- _What you are asked to do_: Using the records that follow, copy every line containing the word "with".

- _Records for this exercise_:

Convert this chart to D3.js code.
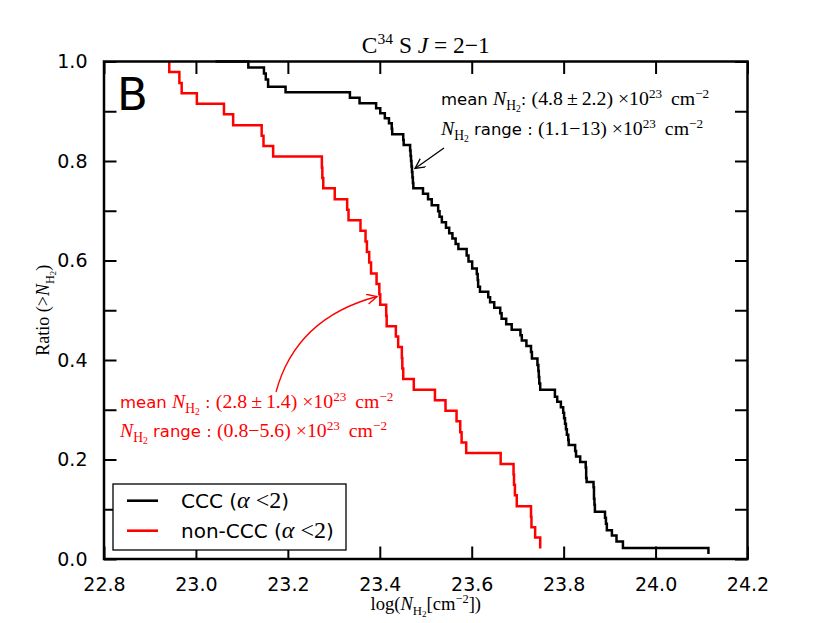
<!DOCTYPE html>
<html>

<head>
  <meta charset="utf-8">
  <title>C34S J=2-1</title>
  <style>
    body { margin: 0; background: #fff; }
    text { white-space: pre; }
  </style>
</head>

<body>

  <svg id="main" width="830" height="623"></svg>

  <script src="https://cdn.jsdelivr.net/npm/d3@7"></script>
  <script>

    // log N_H2 where each step of the CCC curve starts, and the ratio after it
    const cccLogN = [
      23.042, 23.114, 23.148, 23.152, 23.157, 23.195, 23.335, 23.356, 23.392, 23.401,
      23.411, 23.420, 23.426, 23.427, 23.451, 23.452, 23.466, 23.467, 23.468, 23.469,
      23.470, 23.471, 23.472, 23.473, 23.494, 23.505, 23.513, 23.527, 23.530, 23.535,
      23.544, 23.551, 23.558, 23.565, 23.571, 23.589, 23.593, 23.601, 23.611, 23.613,
      23.614, 23.618, 23.636, 23.640, 23.649, 23.662, 23.665, 23.675, 23.687, 23.706,
      23.709, 23.719, 23.729, 23.731, 23.743, 23.745, 23.746, 23.747, 23.749, 23.781,
      23.786, 23.794, 23.799, 23.801, 23.803, 23.805, 23.807, 23.810, 23.811, 23.825,
      23.827, 23.836, 23.848, 23.849, 23.849, 23.850, 23.865, 23.866, 23.866, 23.867,
      23.868, 23.890, 23.892, 23.894, 23.905, 23.915, 23.929, 24.115
    ]
    const cccRatio = [
      1.000, 0.988, 0.976, 0.964, 0.949, 0.938, 0.927, 0.916, 0.906, 0.896,
      0.886, 0.876, 0.865, 0.854, 0.842, 0.832, 0.821, 0.810, 0.800, 0.789,
      0.778, 0.767, 0.756, 0.745, 0.734, 0.723, 0.711, 0.699, 0.688, 0.677,
      0.666, 0.655, 0.644, 0.633, 0.623, 0.610, 0.598, 0.584, 0.573, 0.561,
      0.547, 0.537, 0.526, 0.516, 0.505, 0.494, 0.483, 0.472, 0.461, 0.450,
      0.439, 0.428, 0.416, 0.403, 0.390, 0.378, 0.366, 0.353, 0.340, 0.326,
      0.316, 0.305, 0.294, 0.283, 0.272, 0.261, 0.250, 0.239, 0.229, 0.217,
      0.206, 0.195, 0.184, 0.173, 0.163, 0.155, 0.144, 0.133, 0.121, 0.109,
      0.095, 0.083, 0.071, 0.058, 0.047, 0.035, 0.022, 0.010
    ]

    const nonLogN = [
      22.942, 22.942, 22.964, 22.969, 23.002, 23.061, 23.081, 23.143, 23.147, 23.168,
      23.274, 23.275, 23.277, 23.302, 23.329, 23.332, 23.358, 23.369, 23.372, 23.377,
      23.381, 23.393, 23.399, 23.401, 23.414, 23.415, 23.435, 23.440, 23.448, 23.449,
      23.451, 23.474, 23.520, 23.543, 23.567, 23.575, 23.578, 23.588, 23.663, 23.691,
      23.692, 23.694, 23.698, 23.729, 23.730, 23.738, 23.749
    ]
    const nonRatio = [
      1.000, 0.979, 0.957, 0.936, 0.915, 0.894, 0.872, 0.851, 0.830, 0.809,
      0.787, 0.766, 0.745, 0.723, 0.702, 0.681, 0.660, 0.638, 0.617, 0.596,
      0.574, 0.553, 0.532, 0.511, 0.489, 0.468, 0.447, 0.426, 0.404, 0.383,
      0.362, 0.340, 0.319, 0.298, 0.277, 0.255, 0.234, 0.213, 0.191, 0.170,
      0.149, 0.128, 0.106, 0.085, 0.064, 0.043, 0.021
    ]

    const xTicks = [22.8, 23.0, 23.2, 23.4, 23.6, 23.8, 24.0, 24.2]
    const yTicks = [0, 0.1, 0.2, 0.3, 0.4, 0.5, 0.6, 0.7, 0.8, 0.9, 1.0]
    const yTickLabels = [0, 0.2, 0.4, 0.6, 0.8, 1.0]

    const svg = d3.select('#main')
    const margin = { top: 61.5, right: 82.5, bottom: 64, left: 104 }
    const width = +svg.attr('width')
    const height = +svg.attr('height')
    const innerWidth = width - margin.left - margin.right
    const innerHeight = height - margin.top - margin.bottom

    const SANS = 'DejaVu Sans, sans-serif'
    const SERIF = 'Liberation Serif, DejaVu Serif, serif'

    const x = d3.scaleLinear().domain([22.8, 24.2]).range([0, innerWidth])
    const y = d3.scaleLinear().domain([0, 1]).range([innerHeight, 0])

    const chart = svg.append('g')
      .attr('transform', `translate(${margin.left},${margin.top})`)

    // text with sub/superscripts built from tspans
    const styles = {
      s: { family: SANS, scale: 1, shift: 0 },
      r: { family: SERIF, scale: 1.2, shift: 0 },
      i: { family: SERIF, scale: 1.2, shift: 0, italic: true },
      sub: { family: SERIF, scale: 0.82, shift: 0.3 },
      sub2: { family: SERIF, scale: 0.58, shift: 0.45 },
      sup: { family: SERIF, scale: 0.8, shift: -0.45 }
    }
    function richText(g, px, py, parts, size, color, anchor) {
      const t = g.append('text')
        .attr('x', px).attr('y', py)
        .attr('font-size', size)
        .attr('fill', color || '#000')
        .attr('text-anchor', anchor || 'start')
      let shift = 0
      parts.forEach(([s, k]) => {
        const st = styles[k]
        const target = st.shift * size
        t.append('tspan').text(s)
          .attr('dy', target - shift)
          .attr('font-family', st.family)
          .attr('font-style', st.italic ? 'italic' : 'normal')
          .attr('font-size', size * st.scale)
        shift = target
      })
      return t
    }

    // step curves
    const stepLine = d3.line()
      .x(d => x(d[0]))
      .y(d => y(d[1]))
      .curve(d3.curveStepAfter)

    chart.append('path')
      .datum(d3.zip(cccLogN, cccRatio))
      .attr('d', stepLine)
      .attr('fill', 'none')
      .attr('stroke', '#000')
      .attr('stroke-width', 2.5)

    chart.append('path')
      .datum(d3.zip(nonLogN, nonRatio))
      .attr('d', stepLine)
      .attr('fill', 'none')
      .attr('stroke', '#ff0000')
      .attr('stroke-width', 2.5)

    // axes, ticks pointing inward on all four sides
    const tickLen = 12.5
    function styleAxis(g) {
      g.select('.domain').remove()
      g.selectAll('.tick line').attr('stroke', '#000').attr('stroke-width', 2)
      g.selectAll('.tick text').attr('font-family', SANS).attr('font-size', 19).attr('fill', '#000')
      g.selectAll('.tick text').filter(function () { return !this.textContent }).remove()
    }

    chart.append('g')
      .attr('transform', `translate(0,${innerHeight})`)
      .call(d3.axisBottom(x).tickValues(xTicks).tickSizeInner(-tickLen).tickSizeOuter(0)
        .tickPadding(tickLen + 6).tickFormat(d3.format('.1f')))
      .call(styleAxis)

    chart.append('g')
      .call(d3.axisTop(x).tickValues(xTicks).tickSizeInner(-tickLen).tickSizeOuter(0).tickFormat(''))
      .call(styleAxis)

    chart.append('g')
      .call(d3.axisLeft(y).tickValues(yTicks).tickSizeInner(-tickLen).tickSizeOuter(0)
        .tickPadding(tickLen + 4).tickFormat(d => yTickLabels.some(v => Math.abs(v - d) < 1e-9) ? d3.format('.1f')(d) : ''))
      .call(styleAxis)

    chart.append('g')
      .attr('transform', `translate(${innerWidth},0)`)
      .call(d3.axisRight(y).tickValues(yTicks).tickSizeInner(-tickLen).tickSizeOuter(0).tickFormat(''))
      .call(styleAxis)

    chart.append('rect')
      .attr('width', innerWidth)
      .attr('height', innerHeight)
      .attr('fill', 'none')
      .attr('stroke', '#000')
      .attr('stroke-width', 2.5)

    // panel letter
    chart.append('text').text('B')
      .attr('x', 13).attr('y', 48)
      .attr('font-family', SANS)
      .attr('font-size', 45)

    // title
    richText(svg, margin.left + innerWidth / 2, 53,
      [['C', 'r'], ['34', 'sup'], [' S ', 'r'], ['J', 'i'], [' = 2\u22121', 'r']], 19.5, '#000', 'middle')

    // axis labels
    richText(svg, margin.left + innerWidth / 2, 610,
      [['log(', 'r'], ['N', 'i'], ['H', 'sub'], ['2', 'sub2'], ['[cm', 'r'], ['\u22122', 'sup'], ['])', 'r']],
      15.5, '#000', 'middle')

    const ylab = svg.append('g').attr('transform', `translate(49,${margin.top + innerHeight / 2}) rotate(-90)`)
    richText(ylab, 0, 0,
      [['Ratio (', 'r'], ['>', 'r'], ['N', 'i'], ['H', 'sub'], ['2', 'sub2'], [')', 'r']],
      15, '#000', 'middle')

    // annotations
    richText(svg, 441, 105,
      [['mean ', 's'], ['N', 'i'], ['H', 'sub'], ['2', 'sub2'], [': ', 's'],
       ['(4.8\u2009\u00b1\u20092.2) \u00d710', 'r'], ['23', 'sup'], [' \u2009cm', 'r'], ['\u22122', 'sup']],
      16.5, '#000')
    richText(svg, 441, 135,
      [['N', 'i'], ['H', 'sub'], ['2', 'sub2'], [' range : ', 's'],
       ['(1.1\u221213) \u00d710', 'r'], ['23', 'sup'], [' \u2009cm', 'r'], ['\u22122', 'sup']],
      16.5, '#000')

    richText(svg, 120, 408,
      [['mean ', 's'], ['N', 'i'], ['H', 'sub'], ['2', 'sub2'], [' : ', 's'],
       ['(2.8\u2009\u00b1\u20091.4) \u00d710', 'r'], ['23', 'sup'], [' \u2009cm', 'r'], ['\u22122', 'sup']],
      16.5, '#ff0000')
    richText(svg, 120, 437,
      [['N', 'i'], ['H', 'sub'], ['2', 'sub2'], [' range : ', 's'],
       ['(0.8\u22125.6) \u00d710', 'r'], ['23', 'sup'], [' \u2009cm', 'r'], ['\u22122', 'sup']],
      16.5, '#ff0000')

    // arrow heads
    const defs = svg.append('defs')
    ;[['headK', '#000'], ['headR', '#ff0000']].forEach(([id, c]) => {
      defs.append('marker')
        .attr('id', id)
        .attr('markerUnits', 'userSpaceOnUse')
        .attr('markerWidth', 14).attr('markerHeight', 14)
        .attr('refX', 10).attr('refY', 5)
        .attr('orient', 'auto')
        .append('path')
        .attr('d', 'M0,0 L10,5 L0,10')
        .attr('fill', 'none')
        .attr('stroke', c)
        .attr('stroke-width', 1.3)
    })

    svg.append('path')
      .attr('d', 'M444,148 L415,168.5')
      .attr('stroke', '#000').attr('stroke-width', 1.3).attr('fill', 'none')
      .attr('marker-end', 'url(#headK)')

    svg.append('path')
      .attr('d', 'M276,392 Q296,318 377,296.5')
      .attr('stroke', '#ff0000').attr('stroke-width', 1.3).attr('fill', 'none')
      .attr('marker-end', 'url(#headR)')

    // legend
    const legend = svg.append('g')
    legend.append('rect')
      .attr('x', 113).attr('y', 484).attr('width', 233).attr('height', 66)
      .attr('fill', '#fff').attr('stroke', '#000').attr('stroke-width', 1.3)
    const legendItems = [['CCC (', '#000', 500.7], ['non-CCC (', '#ff0000', 530.7]]
    legendItems.forEach(([label, c, ly]) => {
      legend.append('line')
        .attr('x1', 127).attr('x2', 158).attr('y1', ly).attr('y2', ly)
        .attr('stroke', c).attr('stroke-width', 2.6)
      richText(legend, 181, ly + 7,
        [[label, 's'], ['\u03b1', 'i'], [' <2', 'r'], [')', 's']], 20, '#000')
    })

  </script>
</body>

</html>
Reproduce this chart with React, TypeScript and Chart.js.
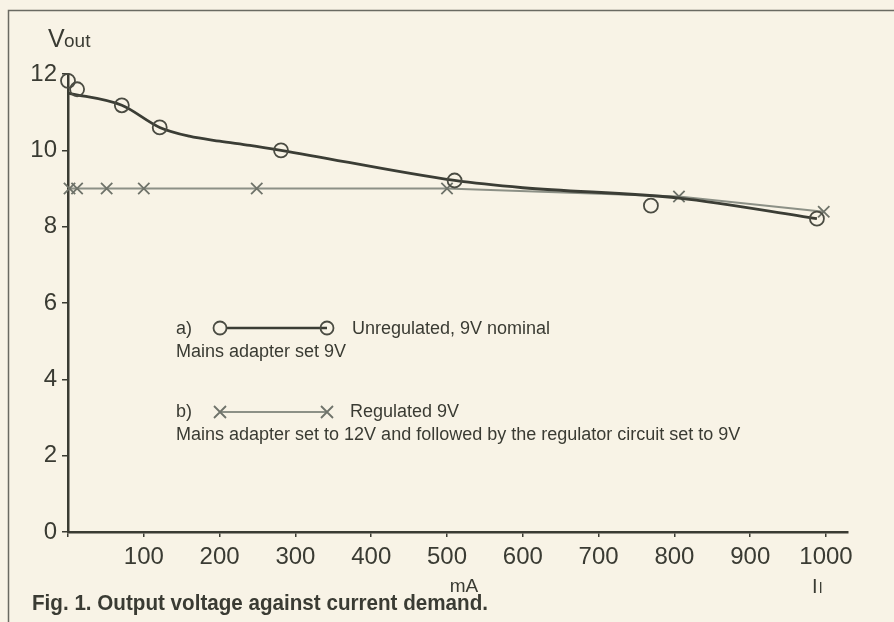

- _Expected answer_:
    // text with sub/superscripts built from tspans
Reproduce this chart with React, TypeScript and Chart.js.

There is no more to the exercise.